Records shown

START

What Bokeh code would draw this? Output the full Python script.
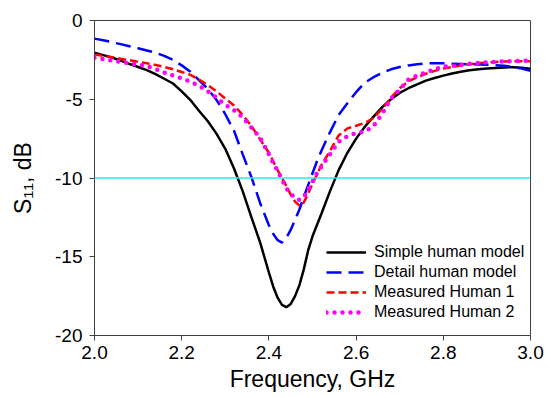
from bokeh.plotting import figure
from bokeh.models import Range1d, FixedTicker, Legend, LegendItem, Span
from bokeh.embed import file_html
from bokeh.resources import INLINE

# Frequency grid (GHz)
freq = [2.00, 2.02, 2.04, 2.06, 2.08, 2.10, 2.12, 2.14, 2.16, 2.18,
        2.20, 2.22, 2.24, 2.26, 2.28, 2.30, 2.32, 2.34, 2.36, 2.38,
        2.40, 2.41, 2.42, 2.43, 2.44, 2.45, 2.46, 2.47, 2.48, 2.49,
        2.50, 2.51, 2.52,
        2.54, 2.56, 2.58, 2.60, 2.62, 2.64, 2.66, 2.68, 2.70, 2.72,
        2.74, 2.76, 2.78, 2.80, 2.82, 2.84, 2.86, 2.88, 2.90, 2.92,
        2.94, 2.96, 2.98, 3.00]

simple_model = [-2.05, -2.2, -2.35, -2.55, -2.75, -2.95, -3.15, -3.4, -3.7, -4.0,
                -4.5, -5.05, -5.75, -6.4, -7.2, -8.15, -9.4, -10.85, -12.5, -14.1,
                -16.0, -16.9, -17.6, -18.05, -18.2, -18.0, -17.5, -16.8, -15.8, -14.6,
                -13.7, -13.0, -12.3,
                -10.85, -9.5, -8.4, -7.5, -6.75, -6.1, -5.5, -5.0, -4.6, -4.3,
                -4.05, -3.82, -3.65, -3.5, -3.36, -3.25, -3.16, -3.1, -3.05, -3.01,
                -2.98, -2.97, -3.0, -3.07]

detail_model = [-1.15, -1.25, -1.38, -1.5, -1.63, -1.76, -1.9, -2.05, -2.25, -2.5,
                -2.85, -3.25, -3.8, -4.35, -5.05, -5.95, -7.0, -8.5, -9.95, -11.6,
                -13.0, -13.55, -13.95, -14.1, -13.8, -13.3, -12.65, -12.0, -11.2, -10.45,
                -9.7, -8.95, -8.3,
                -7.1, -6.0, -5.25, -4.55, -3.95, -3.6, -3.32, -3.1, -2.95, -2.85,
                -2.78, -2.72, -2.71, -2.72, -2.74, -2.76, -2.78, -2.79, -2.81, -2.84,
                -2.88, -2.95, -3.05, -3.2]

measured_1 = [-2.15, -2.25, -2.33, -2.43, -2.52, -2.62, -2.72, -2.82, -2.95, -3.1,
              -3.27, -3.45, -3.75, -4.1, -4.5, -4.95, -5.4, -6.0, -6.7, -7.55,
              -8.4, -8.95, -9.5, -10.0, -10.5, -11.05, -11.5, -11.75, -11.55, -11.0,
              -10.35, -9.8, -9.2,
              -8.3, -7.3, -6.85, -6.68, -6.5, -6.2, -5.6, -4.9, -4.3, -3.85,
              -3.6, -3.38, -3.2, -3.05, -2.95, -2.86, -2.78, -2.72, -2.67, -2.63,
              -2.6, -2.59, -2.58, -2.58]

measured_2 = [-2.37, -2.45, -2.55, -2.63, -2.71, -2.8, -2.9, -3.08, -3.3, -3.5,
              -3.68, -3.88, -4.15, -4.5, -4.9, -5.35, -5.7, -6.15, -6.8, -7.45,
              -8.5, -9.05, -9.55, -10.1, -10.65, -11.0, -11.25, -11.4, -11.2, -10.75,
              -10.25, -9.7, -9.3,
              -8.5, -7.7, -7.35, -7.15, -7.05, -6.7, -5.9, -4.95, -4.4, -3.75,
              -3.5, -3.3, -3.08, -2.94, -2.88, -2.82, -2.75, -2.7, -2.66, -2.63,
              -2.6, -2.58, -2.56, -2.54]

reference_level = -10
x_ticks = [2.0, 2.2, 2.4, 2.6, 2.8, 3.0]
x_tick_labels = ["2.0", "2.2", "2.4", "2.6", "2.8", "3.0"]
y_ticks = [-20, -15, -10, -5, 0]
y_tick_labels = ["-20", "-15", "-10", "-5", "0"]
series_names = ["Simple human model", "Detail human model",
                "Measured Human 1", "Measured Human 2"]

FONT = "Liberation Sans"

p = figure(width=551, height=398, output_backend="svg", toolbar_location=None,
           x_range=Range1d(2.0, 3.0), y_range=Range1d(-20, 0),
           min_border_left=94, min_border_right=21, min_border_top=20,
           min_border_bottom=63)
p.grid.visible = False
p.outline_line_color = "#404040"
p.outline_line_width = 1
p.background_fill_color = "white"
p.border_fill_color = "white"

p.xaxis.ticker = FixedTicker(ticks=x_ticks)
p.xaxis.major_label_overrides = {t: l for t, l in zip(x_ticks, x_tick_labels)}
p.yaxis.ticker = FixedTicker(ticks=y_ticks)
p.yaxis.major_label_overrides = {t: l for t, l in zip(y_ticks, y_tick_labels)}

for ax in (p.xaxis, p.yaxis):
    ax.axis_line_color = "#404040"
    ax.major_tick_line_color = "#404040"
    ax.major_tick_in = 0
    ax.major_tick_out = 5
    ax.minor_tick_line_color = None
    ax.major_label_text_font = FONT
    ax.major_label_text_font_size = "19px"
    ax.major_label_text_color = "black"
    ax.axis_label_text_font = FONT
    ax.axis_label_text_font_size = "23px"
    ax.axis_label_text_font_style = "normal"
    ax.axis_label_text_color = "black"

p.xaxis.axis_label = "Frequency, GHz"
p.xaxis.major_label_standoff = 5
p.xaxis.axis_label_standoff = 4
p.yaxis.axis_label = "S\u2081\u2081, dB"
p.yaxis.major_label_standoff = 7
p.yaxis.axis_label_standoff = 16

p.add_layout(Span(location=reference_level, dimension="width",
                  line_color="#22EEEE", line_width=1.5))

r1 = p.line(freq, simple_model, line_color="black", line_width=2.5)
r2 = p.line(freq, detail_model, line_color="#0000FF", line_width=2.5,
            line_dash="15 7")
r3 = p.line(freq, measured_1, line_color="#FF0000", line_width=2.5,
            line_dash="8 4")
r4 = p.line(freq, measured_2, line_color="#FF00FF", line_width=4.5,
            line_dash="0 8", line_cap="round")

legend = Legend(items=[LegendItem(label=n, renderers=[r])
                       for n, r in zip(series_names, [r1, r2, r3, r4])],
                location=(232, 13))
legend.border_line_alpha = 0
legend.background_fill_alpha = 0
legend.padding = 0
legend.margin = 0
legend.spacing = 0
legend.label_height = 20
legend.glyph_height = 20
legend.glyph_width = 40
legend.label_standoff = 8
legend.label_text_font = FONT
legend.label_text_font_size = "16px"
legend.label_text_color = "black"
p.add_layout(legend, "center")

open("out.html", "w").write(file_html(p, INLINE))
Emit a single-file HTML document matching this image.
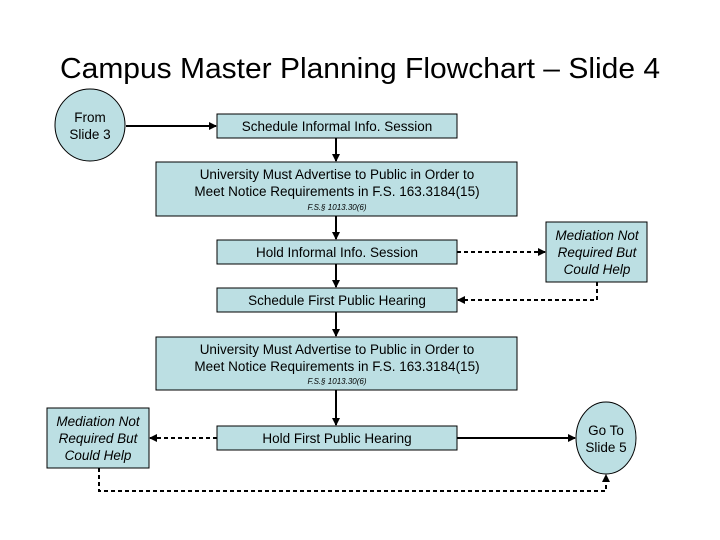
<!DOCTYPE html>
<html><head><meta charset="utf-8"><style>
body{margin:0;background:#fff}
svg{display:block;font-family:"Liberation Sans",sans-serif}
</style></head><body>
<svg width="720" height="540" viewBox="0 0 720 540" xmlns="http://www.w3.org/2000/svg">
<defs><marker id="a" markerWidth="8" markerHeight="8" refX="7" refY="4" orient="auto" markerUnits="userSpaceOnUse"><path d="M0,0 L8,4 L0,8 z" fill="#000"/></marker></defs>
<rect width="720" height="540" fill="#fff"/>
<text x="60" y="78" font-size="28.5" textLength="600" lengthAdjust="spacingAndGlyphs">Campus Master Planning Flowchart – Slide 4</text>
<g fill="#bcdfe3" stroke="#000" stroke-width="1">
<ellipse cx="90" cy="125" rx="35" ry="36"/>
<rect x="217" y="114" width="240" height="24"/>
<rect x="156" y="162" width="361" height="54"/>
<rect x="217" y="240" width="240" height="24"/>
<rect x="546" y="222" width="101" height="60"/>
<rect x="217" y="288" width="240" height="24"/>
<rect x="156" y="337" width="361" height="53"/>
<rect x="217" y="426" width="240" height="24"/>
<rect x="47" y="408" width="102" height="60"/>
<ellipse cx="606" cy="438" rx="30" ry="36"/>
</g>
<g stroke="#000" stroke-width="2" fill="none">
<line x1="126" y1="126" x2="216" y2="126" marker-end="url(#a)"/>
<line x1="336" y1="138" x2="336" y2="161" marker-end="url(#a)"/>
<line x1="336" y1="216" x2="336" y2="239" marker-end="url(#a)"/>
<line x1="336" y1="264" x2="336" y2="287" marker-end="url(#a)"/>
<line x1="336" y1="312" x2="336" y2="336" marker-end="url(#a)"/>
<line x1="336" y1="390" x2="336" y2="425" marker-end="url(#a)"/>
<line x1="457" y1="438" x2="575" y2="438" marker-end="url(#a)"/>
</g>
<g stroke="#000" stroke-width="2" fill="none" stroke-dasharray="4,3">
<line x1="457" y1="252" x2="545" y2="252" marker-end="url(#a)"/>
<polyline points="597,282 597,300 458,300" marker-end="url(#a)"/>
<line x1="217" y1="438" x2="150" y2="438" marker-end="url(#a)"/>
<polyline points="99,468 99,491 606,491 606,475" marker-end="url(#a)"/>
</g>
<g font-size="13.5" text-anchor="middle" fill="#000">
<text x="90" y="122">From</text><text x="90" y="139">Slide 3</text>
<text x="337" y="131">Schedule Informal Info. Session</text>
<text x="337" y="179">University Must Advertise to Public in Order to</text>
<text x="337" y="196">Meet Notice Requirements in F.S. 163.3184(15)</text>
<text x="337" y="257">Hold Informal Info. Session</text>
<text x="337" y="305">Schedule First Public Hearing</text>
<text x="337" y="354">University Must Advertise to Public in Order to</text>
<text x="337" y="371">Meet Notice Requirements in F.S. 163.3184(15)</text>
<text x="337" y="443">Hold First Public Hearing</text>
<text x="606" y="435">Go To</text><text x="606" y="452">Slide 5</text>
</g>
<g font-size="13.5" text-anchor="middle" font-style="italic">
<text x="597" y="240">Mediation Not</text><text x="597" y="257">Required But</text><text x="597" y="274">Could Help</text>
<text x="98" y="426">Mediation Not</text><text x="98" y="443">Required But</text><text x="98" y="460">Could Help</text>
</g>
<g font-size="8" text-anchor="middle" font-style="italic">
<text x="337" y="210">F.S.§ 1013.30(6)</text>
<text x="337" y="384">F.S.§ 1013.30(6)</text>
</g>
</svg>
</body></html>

END

Task description
Only the lines from the start of the records through the line containing "from bokeh.resources import INLINE" should be repeated, word for word, with the pictures left out.

Reply
What Bokeh code would draw this? Output the full Python script.
from bokeh.plotting import figure
from bokeh.models import Range1d, FixedTicker, Legend, LegendItem, Span
from bokeh.embed import file_html
from bokeh.resources import INLINE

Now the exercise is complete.